I realize that the Kindle Fires are really meant as an Amazon content deliver system, but I am hoping that my issue is an easily solved issue. I would hate to think that Amazon is being so deliberately petty. 

IMO, I shouldn't have to install another app for something so basic even if it would work--which I'm not going to take the time to go hunt around.  I've left it in the hands of CS and they've escalated to the Fire dev team.

At this point, I'm wondering if I should just root the thing and call it a day.  Sigh.


----------



## novembersfyre (Nov 10, 2011)

Jesslyn said:


> I realize that the Kindle Fires are really meant as an Amazon content deliver system, but I am hoping that my issue is an easily solved issue. I would hate to think that Amazon is being so deliberately petty.
> 
> IMO, I shouldn't have to install another app for something so basic even if it would work--which I'm not going to take the time to go hunt around. I've left it in the hands of CS and they've escalated to the Fire dev team.
> 
> At this point, I'm wondering if I should just root the thing and call it a day. Sigh.
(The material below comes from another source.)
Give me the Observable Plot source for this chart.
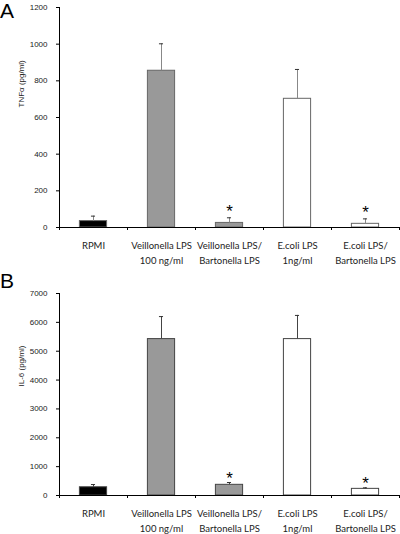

Let us know if you get a solution from CS! Thanks for talking to them.


----------



## Jesslyn (Oct 29, 2008)

It has been a few weeks, but I've finally heard back from Amazon
-----------------------------
Thank you for taking the time to contact us. In regard of personal video name and pictures.Our software developers are working on a solution that will be coming out soon as a upgrade.

We'll consider your feedback as we plan further improvements. Customer feedback like y................blah, blah
----------------------------

So I guess they'll be coming out with an update for at least this, but I imagine additional bugs.  I hope it is soon--while I love watching Amazon movies/videos, I like to watch personal ones as well.


----------